• Source excerpt
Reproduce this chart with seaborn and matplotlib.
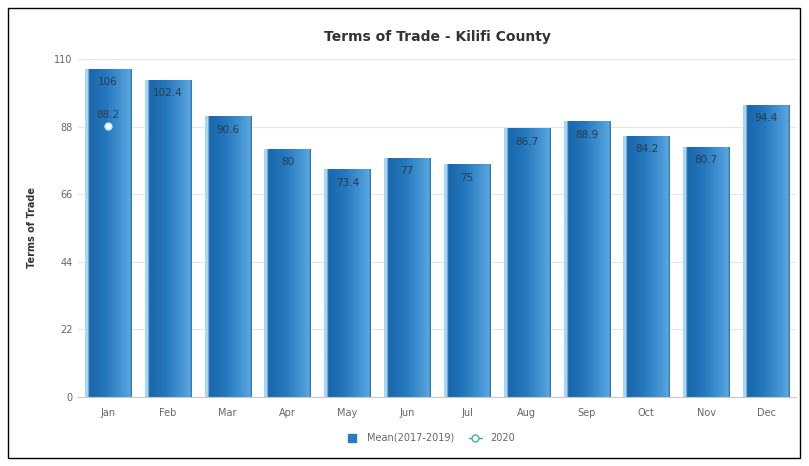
import numpy as np
import pandas as pd
import matplotlib.pyplot as plt
from matplotlib.colors import LinearSegmentedColormap
from matplotlib.patches import Rectangle
from matplotlib.lines import Line2D
import seaborn as sns

months = ['Jan', 'Feb', 'Mar', 'Apr', 'May', 'Jun',
          'Jul', 'Aug', 'Sep', 'Oct', 'Nov', 'Dec']
mean_2017_2019 = [106, 102.4, 90.6, 80, 73.4, 77,
                  75, 86.7, 88.9, 84.2, 80.7, 94.4]
months_2020 = ['Jan']
values_2020 = [88.2]
y_ticks = [0, 22, 44, 66, 88, 110]

df = pd.DataFrame({'month': months, 'tot': mean_2017_2019})

sns.set_style('white')
plt.rcParams['font.family'] = ['DejaVu Sans']

fig = plt.figure(figsize=(8.09, 4.66), dpi=100)
ax = fig.add_axes([78 / 809, 1 - 397 / 466, (796 - 78) / 809, (397 - 59) / 466])

sns.barplot(data=df, x='month', y='tot', ax=ax, width=0.77,
            color='#2a7bc0', saturation=1, zorder=2)

# gradient fill for each bar
grad = LinearSegmentedColormap.from_list(
    'bar', [(0.0, '#a9d6f7'), (0.06, '#a9d6f7'), (0.09, '#1a66aa'),
            (0.45, '#2478bd'), (0.90, '#519fdb'), (0.96, '#5aa6de'),
            (1.0, '#2f6fa8')])
g = np.linspace(0, 1, 200).reshape(1, -1)
for p in ax.patches:
    x, w, h = p.get_x(), p.get_width(), p.get_height()
    p.set_facecolor('none')
    p.set_edgecolor('none')
    ax.imshow(g, extent=[x, x + w, 0, h + 0.6], aspect='auto', cmap=grad,
              zorder=2, interpolation='bilinear')
    ax.text(x + w / 2, h - 3.6, f'{h:g}', ha='center', va='center',
            fontsize=7.5, color='#2b3a4a', zorder=4)

# 2020 series
pos_2020 = [months.index(m) for m in months_2020]
ax.scatter(pos_2020, values_2020, s=22, color='white',
           edgecolor='#cfeefc', linewidth=1.2, zorder=5)
for xp, v in zip(pos_2020, values_2020):
    ax.text(xp, v + 3.5, f'{v:g}', ha='center', va='center',
            fontsize=7.5, color='#2b3a4a', zorder=5)

ax.set_xlim(-0.5, len(months) - 0.5)
ax.set_ylim(0, 110)
ax.set_yticks(y_ticks)
ax.set_yticklabels([str(t) for t in y_ticks])
ax.grid(axis='y', color='#e6e6e6', linewidth=0.8, zorder=0)
ax.set_axisbelow(True)
for s in ['top', 'right', 'left']:
    ax.spines[s].set_visible(False)
ax.spines['bottom'].set_color('#c8c8c8')
ax.tick_params(axis='y', labelsize=7, colors='#666666', length=0, pad=4)
ax.tick_params(axis='x', labelsize=7, colors='#666666', length=0, pad=8)
ax.set_xlabel('')
ax.set_ylabel('Terms of Trade', fontsize=7, color='#333333',
              fontweight='bold', labelpad=12)

fig.text(437 / 809, 1 - 37 / 466, 'Terms of Trade - Kilifi County',
         ha='center', va='center', fontsize=10, fontweight='bold',
         color='#333333')

handles = [
    Line2D([0], [0], marker='s', linestyle='none', markersize=6,
           color='#2a7bc0'),
    Line2D([0], [0], marker='o', linestyle='-', markersize=5,
           markerfacecolor='white', markeredgecolor='#3fb0a0',
           color='#3fb0a0', linewidth=1),
]
fig.legend(handles, ['Mean(2017-2019)', '2020'], loc='center',
           bbox_to_anchor=(430 / 809, 1 - 438 / 466), ncol=2,
           frameon=False, fontsize=7, labelcolor='#666666',
           handlelength=1.4, columnspacing=1.5)

fig.patches.append(Rectangle((8 / 809, 1 - 458 / 466), 792 / 809, 450 / 466,
                             transform=fig.transFigure, fill=False,
                             edgecolor='black', linewidth=1))

plt.savefig('out.png', dpi=100)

• Problem to work on
Copy the data exactly. Any picture it contains is to be omitted.

• Response
Reproduce this chart with seaborn and matplotlib.
import numpy as np
import pandas as pd
import matplotlib.pyplot as plt
from matplotlib.colors import LinearSegmentedColormap
from matplotlib.patches import Rectangle
from matplotlib.lines import Line2D
import seaborn as sns

months = ['Jan', 'Feb', 'Mar', 'Apr', 'May', 'Jun',
          'Jul', 'Aug', 'Sep', 'Oct', 'Nov', 'Dec']
mean_2017_2019 = [106, 102.4, 90.6, 80, 73.4, 77,
                  75, 86.7, 88.9, 84.2, 80.7, 94.4]
months_2020 = ['Jan']
values_2020 = [88.2]
y_ticks = [0, 22, 44, 66, 88, 110]

df = pd.DataFrame({'month': months, 'tot': mean_2017_2019})

sns.set_style('white')
plt.rcParams['font.family'] = ['DejaVu Sans']

fig = plt.figure(figsize=(8.09, 4.66), dpi=100)
ax = fig.add_axes([78 / 809, 1 - 397 / 466, (796 - 78) / 809, (397 - 59) / 466])

sns.barplot(data=df, x='month', y='tot', ax=ax, width=0.77,
            color='#2a7bc0', saturation=1, zorder=2)

# gradient fill for each bar
grad = LinearSegmentedColormap.from_list(
    'bar', [(0.0, '#a9d6f7'), (0.06, '#a9d6f7'), (0.09, '#1a66aa'),
            (0.45, '#2478bd'), (0.90, '#519fdb'), (0.96, '#5aa6de'),
            (1.0, '#2f6fa8')])
g = np.linspace(0, 1, 200).reshape(1, -1)
for p in ax.patches:
    x, w, h = p.get_x(), p.get_width(), p.get_height()
    p.set_facecolor('none')
    p.set_edgecolor('none')
    ax.imshow(g, extent=[x, x + w, 0, h + 0.6], aspect='auto', cmap=grad,
              zorder=2, interpolation='bilinear')
    ax.text(x + w / 2, h - 3.6, f'{h:g}', ha='center', va='center',
            fontsize=7.5, color='#2b3a4a', zorder=4)

# 2020 series
pos_2020 = [months.index(m) for m in months_2020]
ax.scatter(pos_2020, values_2020, s=22, color='white',
           edgecolor='#cfeefc', linewidth=1.2, zorder=5)
for xp, v in zip(pos_2020, values_2020):
    ax.text(xp, v + 3.5, f'{v:g}', ha='center', va='center',
            fontsize=7.5, color='#2b3a4a', zorder=5)

ax.set_xlim(-0.5, len(months) - 0.5)
ax.set_ylim(0, 110)
ax.set_yticks(y_ticks)
ax.set_yticklabels([str(t) for t in y_ticks])
ax.grid(axis='y', color='#e6e6e6', linewidth=0.8, zorder=0)
ax.set_axisbelow(True)
for s in ['top', 'right', 'left']:
    ax.spines[s].set_visible(False)
ax.spines['bottom'].set_color('#c8c8c8')
ax.tick_params(axis='y', labelsize=7, colors='#666666', length=0, pad=4)
ax.tick_params(axis='x', labelsize=7, colors='#666666', length=0, pad=8)
ax.set_xlabel('')
ax.set_ylabel('Terms of Trade', fontsize=7, color='#333333',
              fontweight='bold', labelpad=12)

fig.text(437 / 809, 1 - 37 / 466, 'Terms of Trade - Kilifi County',
         ha='center', va='center', fontsize=10, fontweight='bold',
         color='#333333')

handles = [
    Line2D([0], [0], marker='s', linestyle='none', markersize=6,
           color='#2a7bc0'),
    Line2D([0], [0], marker='o', linestyle='-', markersize=5,
           markerfacecolor='white', markeredgecolor='#3fb0a0',
           color='#3fb0a0', linewidth=1),
]
fig.legend(handles, ['Mean(2017-2019)', '2020'], loc='center',
           bbox_to_anchor=(430 / 809, 1 - 438 / 466), ncol=2,
           frameon=False, fontsize=7, labelcolor='#666666',
           handlelength=1.4, columnspacing=1.5)

fig.patches.append(Rectangle((8 / 809, 1 - 458 / 466), 792 / 809, 450 / 466,
                             transform=fig.transFigure, fill=False,
                             edgecolor='black', linewidth=1))

plt.savefig('out.png', dpi=100)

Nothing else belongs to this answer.